Challenge —
Will you write out the data exactly, excluding every picture?

Collected data —
● ● ● ●
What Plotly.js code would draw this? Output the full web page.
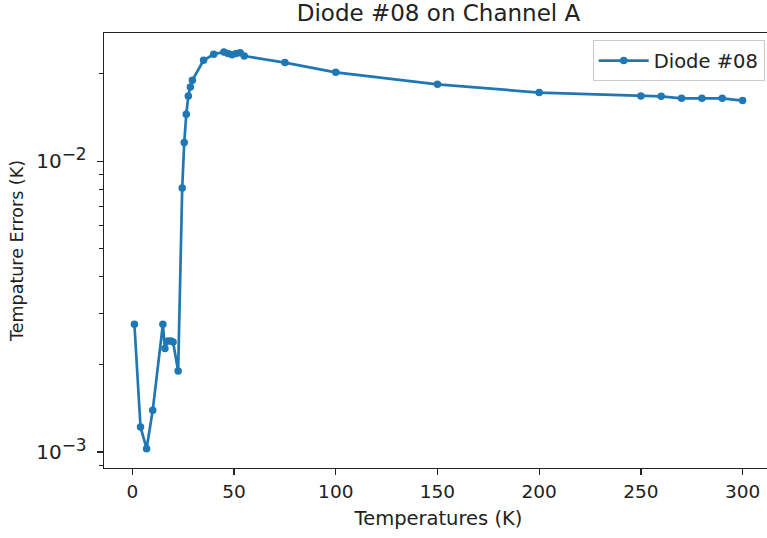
<!DOCTYPE html>
<html>
<head>
<meta charset="utf-8">
<script src="https://cdn.plot.ly/plotly-3.0.1.min.js"></script>
<style>
html, body { margin: 0; padding: 0; overflow: hidden; background: #fff; }
#chart { width: 780px; height: 538px; }
</style>
</head>
<body>
<div id="chart"></div>
<script>
const temperatures = [1, 4, 7, 10, 15, 16, 17.5, 19, 20, 22.5, 24.5, 25.5, 26.5, 27.5, 28.5, 29.5, 35, 40, 45, 47, 49, 51, 53, 55, 75, 100, 150, 200, 250, 260, 270, 280, 290, 300];
const errors = [0.00275, 0.001219, 0.001027, 0.001391, 0.00275, 0.002268, 0.002409, 0.00241, 0.00239, 0.0019, 0.00809, 0.01159, 0.0145, 0.01676, 0.01799, 0.01898, 0.02224, 0.02333, 0.02375, 0.02346, 0.02326, 0.02346, 0.02363, 0.0230, 0.02184, 0.02022, 0.01839, 0.01722, 0.01676, 0.01672, 0.01646, 0.01646, 0.01646, 0.01616];
const seriesName = "Diode #08";
const chartTitle = "Diode #08 on Channel A";
const xTitle = "Temperatures (K)";
const yTitle = "Tempature Errors (K)";
const xTickVals = [0, 50, 100, 150, 200, 250, 300];
const yTickVals = [0.001, 0.01];
const yTickText = ["10<sup><span style='font-size:17px'>−3</span></sup>", "10<sup><span style='font-size:17px'>−2</span></sup>"];
const yMinorVals = [0.0009, 0.002, 0.003, 0.004, 0.005, 0.006, 0.007, 0.008, 0.009, 0.02];

const font = "DejaVu Sans, sans-serif";
const trace = {
  x: temperatures, y: errors, name: seriesName,
  type: "scatter", mode: "lines+markers",
  line: { color: "#1f77b4", width: 2.7 },
  marker: { color: "#1f77b4", size: 7.5 }
};
const layout = {
  width: 780, height: 538,
  margin: { l: 104.3, r: 6.7, t: 32.7, b: 70.3 },
  paper_bgcolor: "#fff", plot_bgcolor: "#fff",
  font: { family: font, size: 18, color: "#222" },
  showlegend: true,
  title: { text: chartTitle, x: 0.5, xref: "paper", y: 1 - 13/538, yref: "container", yanchor: "middle", font: { family: font, size: 23, color: "#222" } },
  xaxis: {
    range: [-13.95, 314.95], tickmode: "array", tickvals: xTickVals,
    showgrid: false, zeroline: false, showline: true, mirror: true, linecolor: "#222", linewidth: 1.3,
    ticks: "outside", ticklen: 6, tickwidth: 1.3, tickcolor: "#222",
    tickfont: { size: 18.5 },
    title: { text: xTitle, font: { size: 19.5 }, standoff: 10 }
  },
  yaxis: {
    type: "log", range: [-3.055, -1.559], tickmode: "array", tickvals: yTickVals, ticktext: yTickText,
    showgrid: false, zeroline: false, showline: true, mirror: true, linecolor: "#222", linewidth: 1.3,
    ticks: "outside", ticklen: 6, tickwidth: 1.3, tickcolor: "#222",
    tickfont: { size: 20 }, ticklabelstandoff: 6,
    minor: { tickmode: "array", tickvals: yMinorVals, ticks: "outside", ticklen: 3.5, tickwidth: 1, tickcolor: "#222", showgrid: false },
    title: { text: yTitle, font: { size: 17.5 }, standoff: 8 }
  },
  legend: {
    x: 0.9876, xanchor: "right", y: 0.983, yanchor: "top",
    bgcolor: "rgba(255,255,255,0.8)", bordercolor: "#cccccc", borderwidth: 1,
    itemwidth: 50,
    font: { size: 19.5 }
  }
};
Plotly.newPlot("chart", [trace], layout, { displayModeBar: false, staticPlot: true });
</script>
</body>
</html>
● ● ● ●
Reply —
What Plotly.js code would draw this? Output the full web page.
<!DOCTYPE html>
<html>
<head>
<meta charset="utf-8">
<script src="https://cdn.plot.ly/plotly-3.0.1.min.js"></script>
<style>
html, body { margin: 0; padding: 0; overflow: hidden; background: #fff; }
#chart { width: 780px; height: 538px; }
</style>
</head>
<body>
<div id="chart"></div>
<script>
const temperatures = [1, 4, 7, 10, 15, 16, 17.5, 19, 20, 22.5, 24.5, 25.5, 26.5, 27.5, 28.5, 29.5, 35, 40, 45, 47, 49, 51, 53, 55, 75, 100, 150, 200, 250, 260, 270, 280, 290, 300];
const errors = [0.00275, 0.001219, 0.001027, 0.001391, 0.00275, 0.002268, 0.002409, 0.00241, 0.00239, 0.0019, 0.00809, 0.01159, 0.0145, 0.01676, 0.01799, 0.01898, 0.02224, 0.02333, 0.02375, 0.02346, 0.02326, 0.02346, 0.02363, 0.0230, 0.02184, 0.02022, 0.01839, 0.01722, 0.01676, 0.01672, 0.01646, 0.01646, 0.01646, 0.01616];
const seriesName = "Diode #08";
const chartTitle = "Diode #08 on Channel A";
const xTitle = "Temperatures (K)";
const yTitle = "Tempature Errors (K)";
const xTickVals = [0, 50, 100, 150, 200, 250, 300];
const yTickVals = [0.001, 0.01];
const yTickText = ["10<sup><span style='font-size:17px'>−3</span></sup>", "10<sup><span style='font-size:17px'>−2</span></sup>"];
const yMinorVals = [0.0009, 0.002, 0.003, 0.004, 0.005, 0.006, 0.007, 0.008, 0.009, 0.02];

const font = "DejaVu Sans, sans-serif";
const trace = {
  x: temperatures, y: errors, name: seriesName,
  type: "scatter", mode: "lines+markers",
  line: { color: "#1f77b4", width: 2.7 },
  marker: { color: "#1f77b4", size: 7.5 }
};
const layout = {
  width: 780, height: 538,
  margin: { l: 104.3, r: 6.7, t: 32.7, b: 70.3 },
  paper_bgcolor: "#fff", plot_bgcolor: "#fff",
  font: { family: font, size: 18, color: "#222" },
  showlegend: true,
  title: { text: chartTitle, x: 0.5, xref: "paper", y: 1 - 13/538, yref: "container", yanchor: "middle", font: { family: font, size: 23, color: "#222" } },
  xaxis: {
    range: [-13.95, 314.95], tickmode: "array", tickvals: xTickVals,
    showgrid: false, zeroline: false, showline: true, mirror: true, linecolor: "#222", linewidth: 1.3,
    ticks: "outside", ticklen: 6, tickwidth: 1.3, tickcolor: "#222",
    tickfont: { size: 18.5 },
    title: { text: xTitle, font: { size: 19.5 }, standoff: 10 }
  },
  yaxis: {
    type: "log", range: [-3.055, -1.559], tickmode: "array", tickvals: yTickVals, ticktext: yTickText,
    showgrid: false, zeroline: false, showline: true, mirror: true, linecolor: "#222", linewidth: 1.3,
    ticks: "outside", ticklen: 6, tickwidth: 1.3, tickcolor: "#222",
    tickfont: { size: 20 }, ticklabelstandoff: 6,
    minor: { tickmode: "array", tickvals: yMinorVals, ticks: "outside", ticklen: 3.5, tickwidth: 1, tickcolor: "#222", showgrid: false },
    title: { text: yTitle, font: { size: 17.5 }, standoff: 8 }
  },
  legend: {
    x: 0.9876, xanchor: "right", y: 0.983, yanchor: "top",
    bgcolor: "rgba(255,255,255,0.8)", bordercolor: "#cccccc", borderwidth: 1,
    itemwidth: 50,
    font: { size: 19.5 }
  }
};
Plotly.newPlot("chart", [trace], layout, { displayModeBar: false, staticPlot: true });
</script>
</body>
</html>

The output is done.